#### Records from a collection:

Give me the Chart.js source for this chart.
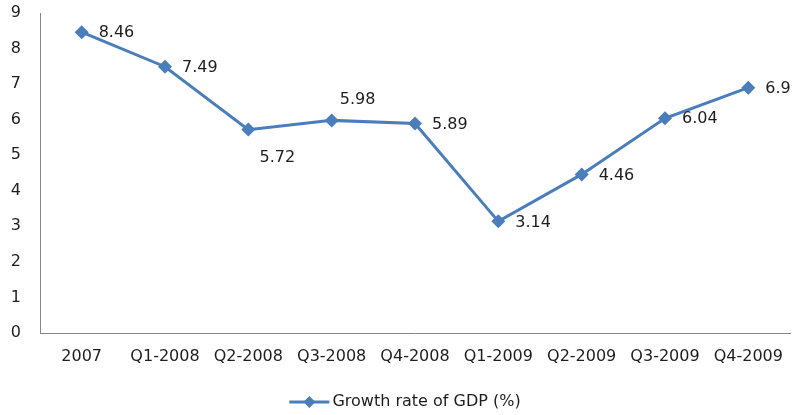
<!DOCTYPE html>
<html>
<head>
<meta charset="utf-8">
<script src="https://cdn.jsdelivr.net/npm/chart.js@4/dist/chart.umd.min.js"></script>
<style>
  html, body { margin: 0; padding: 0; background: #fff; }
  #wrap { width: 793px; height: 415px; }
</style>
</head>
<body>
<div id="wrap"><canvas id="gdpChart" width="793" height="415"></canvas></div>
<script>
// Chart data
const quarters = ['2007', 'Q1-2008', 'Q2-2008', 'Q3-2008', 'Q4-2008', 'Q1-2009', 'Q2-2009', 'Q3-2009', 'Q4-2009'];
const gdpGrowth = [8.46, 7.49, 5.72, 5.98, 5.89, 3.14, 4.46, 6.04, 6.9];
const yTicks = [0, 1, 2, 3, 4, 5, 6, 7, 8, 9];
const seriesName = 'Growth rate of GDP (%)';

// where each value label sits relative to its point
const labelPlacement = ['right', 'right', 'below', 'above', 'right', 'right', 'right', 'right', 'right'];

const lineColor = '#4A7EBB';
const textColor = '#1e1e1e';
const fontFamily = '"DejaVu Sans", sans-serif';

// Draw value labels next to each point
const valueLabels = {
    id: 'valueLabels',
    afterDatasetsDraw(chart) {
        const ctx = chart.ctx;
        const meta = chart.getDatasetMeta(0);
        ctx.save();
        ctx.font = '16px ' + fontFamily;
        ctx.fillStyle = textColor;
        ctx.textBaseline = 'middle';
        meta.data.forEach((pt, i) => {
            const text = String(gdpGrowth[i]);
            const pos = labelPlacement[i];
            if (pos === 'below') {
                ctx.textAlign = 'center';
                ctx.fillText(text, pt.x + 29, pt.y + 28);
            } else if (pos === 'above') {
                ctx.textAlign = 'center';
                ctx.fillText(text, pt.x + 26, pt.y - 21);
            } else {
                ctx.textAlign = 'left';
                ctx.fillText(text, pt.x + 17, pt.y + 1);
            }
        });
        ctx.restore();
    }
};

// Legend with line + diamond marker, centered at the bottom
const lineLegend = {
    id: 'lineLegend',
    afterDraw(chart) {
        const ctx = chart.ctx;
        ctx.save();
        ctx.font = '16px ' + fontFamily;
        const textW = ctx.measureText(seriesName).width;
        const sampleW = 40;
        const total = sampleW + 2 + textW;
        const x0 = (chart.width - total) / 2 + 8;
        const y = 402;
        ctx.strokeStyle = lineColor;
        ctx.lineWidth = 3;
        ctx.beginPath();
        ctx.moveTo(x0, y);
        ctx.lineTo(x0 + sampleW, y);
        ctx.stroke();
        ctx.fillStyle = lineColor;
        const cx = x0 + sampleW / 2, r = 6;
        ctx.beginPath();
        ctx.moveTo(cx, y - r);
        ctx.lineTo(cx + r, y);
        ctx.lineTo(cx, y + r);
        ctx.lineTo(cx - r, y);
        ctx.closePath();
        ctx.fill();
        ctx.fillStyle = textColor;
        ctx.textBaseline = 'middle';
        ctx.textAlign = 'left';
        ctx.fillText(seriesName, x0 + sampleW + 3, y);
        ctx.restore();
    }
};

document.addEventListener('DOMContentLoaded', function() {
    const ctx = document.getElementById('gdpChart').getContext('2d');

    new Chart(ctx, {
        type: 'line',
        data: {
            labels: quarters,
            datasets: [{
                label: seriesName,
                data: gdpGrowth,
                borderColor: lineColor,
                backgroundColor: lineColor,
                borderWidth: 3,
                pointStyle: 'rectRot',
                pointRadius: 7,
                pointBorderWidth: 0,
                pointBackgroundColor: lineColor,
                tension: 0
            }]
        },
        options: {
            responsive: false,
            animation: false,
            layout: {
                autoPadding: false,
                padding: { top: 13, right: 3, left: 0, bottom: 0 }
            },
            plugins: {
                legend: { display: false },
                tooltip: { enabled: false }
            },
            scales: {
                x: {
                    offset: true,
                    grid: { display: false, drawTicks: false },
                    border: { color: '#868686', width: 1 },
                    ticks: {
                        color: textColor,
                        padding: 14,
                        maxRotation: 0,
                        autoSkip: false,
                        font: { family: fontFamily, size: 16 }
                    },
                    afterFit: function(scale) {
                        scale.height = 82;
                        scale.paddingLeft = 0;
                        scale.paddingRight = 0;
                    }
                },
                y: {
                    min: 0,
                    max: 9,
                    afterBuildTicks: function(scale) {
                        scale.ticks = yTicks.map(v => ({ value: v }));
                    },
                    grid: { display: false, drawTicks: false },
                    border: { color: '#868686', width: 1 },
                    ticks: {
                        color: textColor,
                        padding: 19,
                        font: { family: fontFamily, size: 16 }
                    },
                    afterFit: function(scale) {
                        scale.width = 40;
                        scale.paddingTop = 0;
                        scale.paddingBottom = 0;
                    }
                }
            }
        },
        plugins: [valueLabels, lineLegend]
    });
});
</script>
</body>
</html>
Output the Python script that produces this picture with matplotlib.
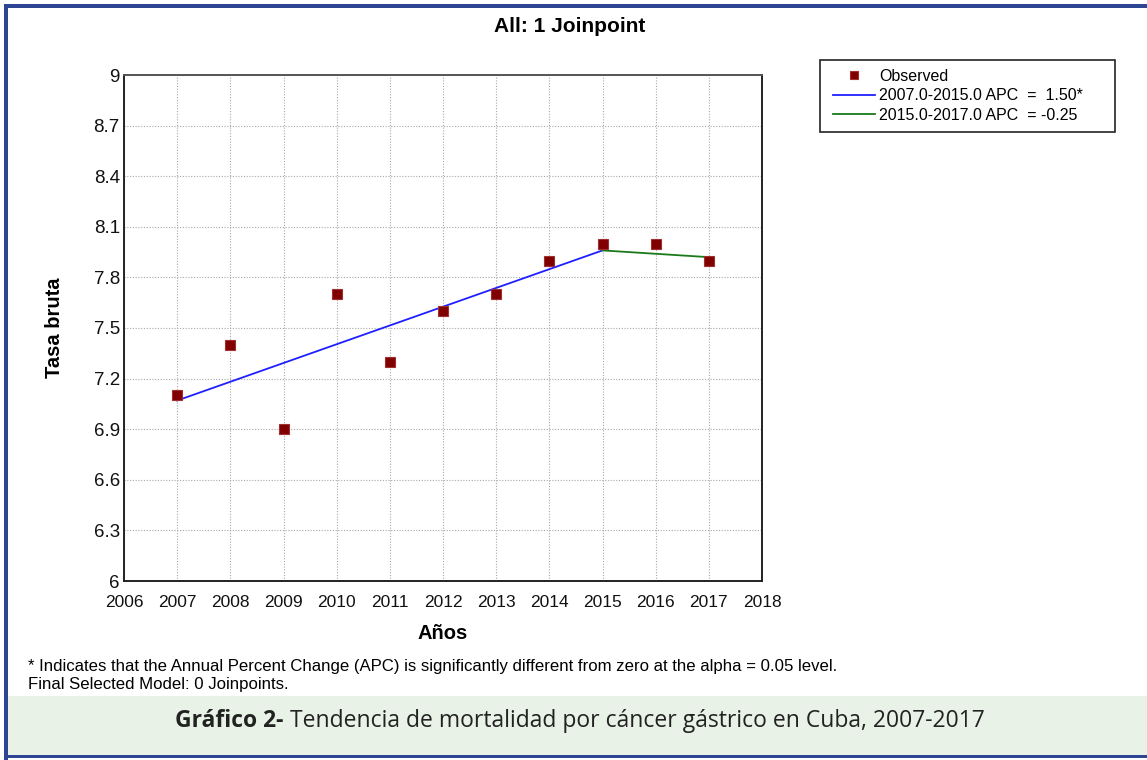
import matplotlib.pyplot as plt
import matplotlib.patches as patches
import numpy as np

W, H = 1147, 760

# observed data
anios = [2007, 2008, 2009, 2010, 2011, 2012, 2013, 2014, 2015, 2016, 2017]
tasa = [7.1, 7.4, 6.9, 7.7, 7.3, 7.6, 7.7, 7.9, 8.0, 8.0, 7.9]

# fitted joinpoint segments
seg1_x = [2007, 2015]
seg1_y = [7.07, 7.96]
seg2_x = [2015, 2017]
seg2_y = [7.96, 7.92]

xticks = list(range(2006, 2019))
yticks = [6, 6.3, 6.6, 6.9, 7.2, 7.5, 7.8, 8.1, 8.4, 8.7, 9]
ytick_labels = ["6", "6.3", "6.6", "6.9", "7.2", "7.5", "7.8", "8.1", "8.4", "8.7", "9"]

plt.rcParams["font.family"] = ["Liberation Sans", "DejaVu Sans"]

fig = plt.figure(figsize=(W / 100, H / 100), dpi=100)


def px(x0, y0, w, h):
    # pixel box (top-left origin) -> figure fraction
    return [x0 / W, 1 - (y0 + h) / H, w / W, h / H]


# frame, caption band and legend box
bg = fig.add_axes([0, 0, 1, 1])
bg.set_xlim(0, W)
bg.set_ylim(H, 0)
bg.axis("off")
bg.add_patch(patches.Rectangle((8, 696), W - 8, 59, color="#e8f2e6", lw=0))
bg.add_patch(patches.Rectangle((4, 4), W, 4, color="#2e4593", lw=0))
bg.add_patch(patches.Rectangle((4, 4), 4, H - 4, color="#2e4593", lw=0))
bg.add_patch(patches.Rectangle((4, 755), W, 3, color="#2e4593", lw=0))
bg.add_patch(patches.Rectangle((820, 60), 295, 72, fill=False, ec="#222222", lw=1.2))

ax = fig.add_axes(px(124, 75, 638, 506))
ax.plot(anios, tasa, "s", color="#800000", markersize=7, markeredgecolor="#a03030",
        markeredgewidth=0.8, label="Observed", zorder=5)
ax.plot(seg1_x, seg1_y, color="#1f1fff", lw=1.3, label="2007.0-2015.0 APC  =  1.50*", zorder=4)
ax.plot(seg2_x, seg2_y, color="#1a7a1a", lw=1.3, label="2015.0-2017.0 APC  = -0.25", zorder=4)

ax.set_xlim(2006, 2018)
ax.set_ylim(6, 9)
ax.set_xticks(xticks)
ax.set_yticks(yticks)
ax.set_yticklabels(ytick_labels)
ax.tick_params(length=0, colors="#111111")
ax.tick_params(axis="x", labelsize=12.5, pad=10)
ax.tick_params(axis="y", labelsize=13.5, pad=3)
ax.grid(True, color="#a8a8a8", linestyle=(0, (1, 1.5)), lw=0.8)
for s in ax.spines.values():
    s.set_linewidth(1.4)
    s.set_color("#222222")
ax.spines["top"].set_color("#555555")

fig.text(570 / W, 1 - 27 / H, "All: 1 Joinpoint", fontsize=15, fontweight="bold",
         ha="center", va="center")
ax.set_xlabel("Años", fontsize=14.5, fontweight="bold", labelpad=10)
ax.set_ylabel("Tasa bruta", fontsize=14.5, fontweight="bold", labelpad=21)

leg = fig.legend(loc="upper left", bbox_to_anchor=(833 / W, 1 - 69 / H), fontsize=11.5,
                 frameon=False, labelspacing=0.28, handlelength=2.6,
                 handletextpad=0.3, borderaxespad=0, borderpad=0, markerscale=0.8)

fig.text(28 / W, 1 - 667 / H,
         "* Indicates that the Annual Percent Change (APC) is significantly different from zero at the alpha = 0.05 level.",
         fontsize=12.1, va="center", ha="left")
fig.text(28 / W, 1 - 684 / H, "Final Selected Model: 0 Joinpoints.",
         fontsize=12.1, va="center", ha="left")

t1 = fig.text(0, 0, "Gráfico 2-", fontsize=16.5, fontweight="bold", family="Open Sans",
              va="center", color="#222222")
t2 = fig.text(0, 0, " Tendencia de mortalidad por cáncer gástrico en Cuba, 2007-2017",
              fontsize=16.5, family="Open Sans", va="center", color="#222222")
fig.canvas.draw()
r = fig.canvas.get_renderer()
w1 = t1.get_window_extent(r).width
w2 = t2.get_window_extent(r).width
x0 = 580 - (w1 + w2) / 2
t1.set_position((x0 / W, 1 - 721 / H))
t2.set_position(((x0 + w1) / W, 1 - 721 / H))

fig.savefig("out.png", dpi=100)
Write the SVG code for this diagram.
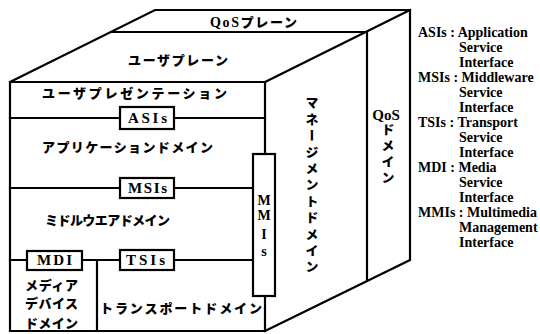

#### DESCRIPTION OF THE TASK:
Count each line where the string "that" occurs, and write only the number.

#### ANSWER TO THE EXERCISE:
2